▶ [THE INPUT]
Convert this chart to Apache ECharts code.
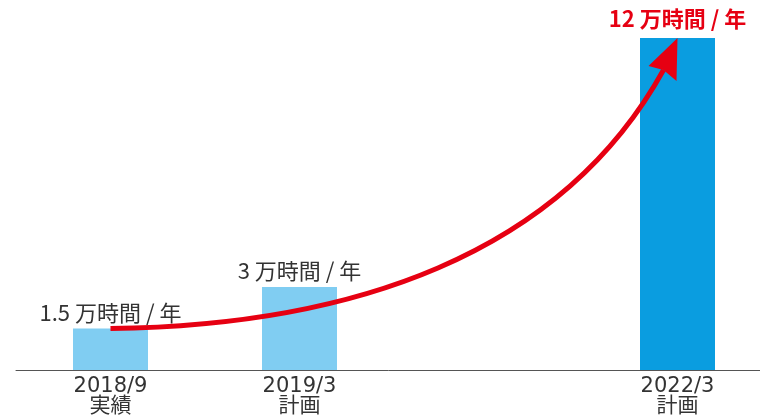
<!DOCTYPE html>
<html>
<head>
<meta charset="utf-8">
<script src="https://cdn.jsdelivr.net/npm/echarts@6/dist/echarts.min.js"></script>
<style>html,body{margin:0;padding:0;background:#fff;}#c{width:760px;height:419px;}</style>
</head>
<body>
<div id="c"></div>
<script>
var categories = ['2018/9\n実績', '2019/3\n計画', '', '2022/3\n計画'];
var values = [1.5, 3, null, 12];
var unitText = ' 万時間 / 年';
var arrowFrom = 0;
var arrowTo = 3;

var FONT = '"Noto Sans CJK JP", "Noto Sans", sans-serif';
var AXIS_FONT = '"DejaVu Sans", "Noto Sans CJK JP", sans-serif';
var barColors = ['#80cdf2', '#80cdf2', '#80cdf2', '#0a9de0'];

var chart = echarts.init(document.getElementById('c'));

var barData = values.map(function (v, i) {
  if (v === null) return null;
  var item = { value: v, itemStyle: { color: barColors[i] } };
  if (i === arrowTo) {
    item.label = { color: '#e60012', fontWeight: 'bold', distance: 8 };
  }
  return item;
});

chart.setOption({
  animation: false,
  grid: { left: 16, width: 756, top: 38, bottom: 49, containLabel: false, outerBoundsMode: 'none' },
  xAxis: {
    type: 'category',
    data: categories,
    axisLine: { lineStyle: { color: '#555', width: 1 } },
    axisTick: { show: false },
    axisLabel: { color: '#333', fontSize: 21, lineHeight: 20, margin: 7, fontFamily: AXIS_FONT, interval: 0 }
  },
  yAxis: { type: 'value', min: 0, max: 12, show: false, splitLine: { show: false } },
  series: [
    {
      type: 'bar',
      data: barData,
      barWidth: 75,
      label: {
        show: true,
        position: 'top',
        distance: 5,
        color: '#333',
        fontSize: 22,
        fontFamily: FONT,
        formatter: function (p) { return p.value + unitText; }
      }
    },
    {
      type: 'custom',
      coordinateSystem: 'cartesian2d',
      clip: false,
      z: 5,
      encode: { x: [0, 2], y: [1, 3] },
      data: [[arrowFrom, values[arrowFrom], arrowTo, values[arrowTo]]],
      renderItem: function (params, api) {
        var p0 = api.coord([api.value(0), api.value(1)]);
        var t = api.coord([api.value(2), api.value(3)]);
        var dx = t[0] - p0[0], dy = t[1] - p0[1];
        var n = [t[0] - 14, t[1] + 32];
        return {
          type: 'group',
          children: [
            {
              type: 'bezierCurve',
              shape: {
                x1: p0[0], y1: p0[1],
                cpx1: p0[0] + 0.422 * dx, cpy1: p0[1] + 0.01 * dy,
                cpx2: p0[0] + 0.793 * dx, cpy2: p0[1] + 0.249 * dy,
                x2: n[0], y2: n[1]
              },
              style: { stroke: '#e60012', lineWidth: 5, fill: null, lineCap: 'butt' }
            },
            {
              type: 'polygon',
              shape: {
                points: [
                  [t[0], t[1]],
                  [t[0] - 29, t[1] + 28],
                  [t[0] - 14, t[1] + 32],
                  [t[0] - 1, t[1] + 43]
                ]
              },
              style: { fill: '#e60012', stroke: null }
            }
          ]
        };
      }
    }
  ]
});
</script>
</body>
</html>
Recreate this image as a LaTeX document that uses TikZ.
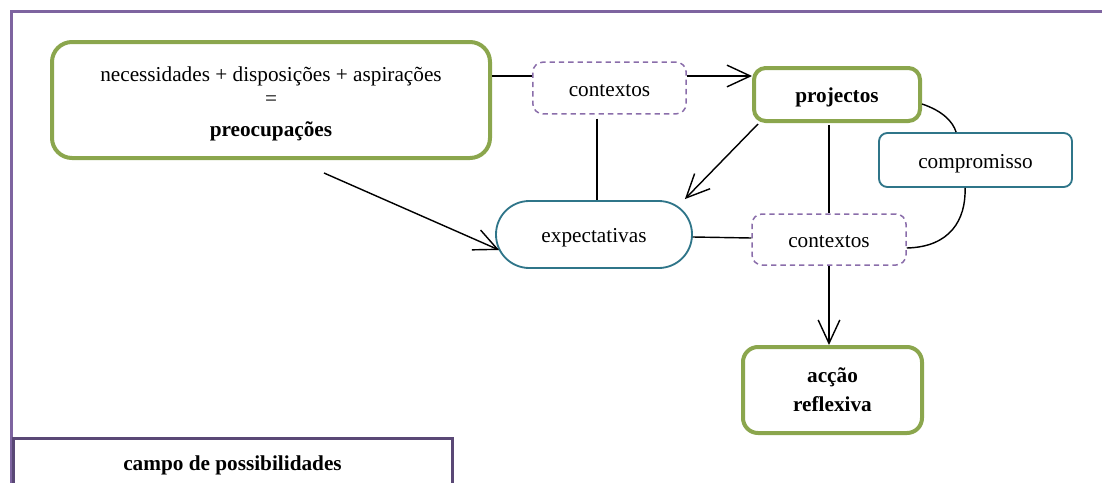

▶ [EXERCISE BRIEF] Return only the lines running from the top of the data to the line that holds "var arrowTo = 3;". Include both of those lines, but skip the pictures.

▶ [ANSWER BELOW]
Convert this chart to Apache ECharts code.
<!DOCTYPE html>
<html>
<head>
<meta charset="utf-8">
<script src="https://cdn.jsdelivr.net/npm/echarts@6/dist/echarts.min.js"></script>
<style>html,body{margin:0;padding:0;background:#fff;}#c{width:760px;height:419px;}</style>
</head>
<body>
<div id="c"></div>
<script>
var categories = ['2018/9\n実績', '2019/3\n計画', '', '2022/3\n計画'];
var values = [1.5, 3, null, 12];
var unitText = ' 万時間 / 年';
var arrowFrom = 0;
var arrowTo = 3;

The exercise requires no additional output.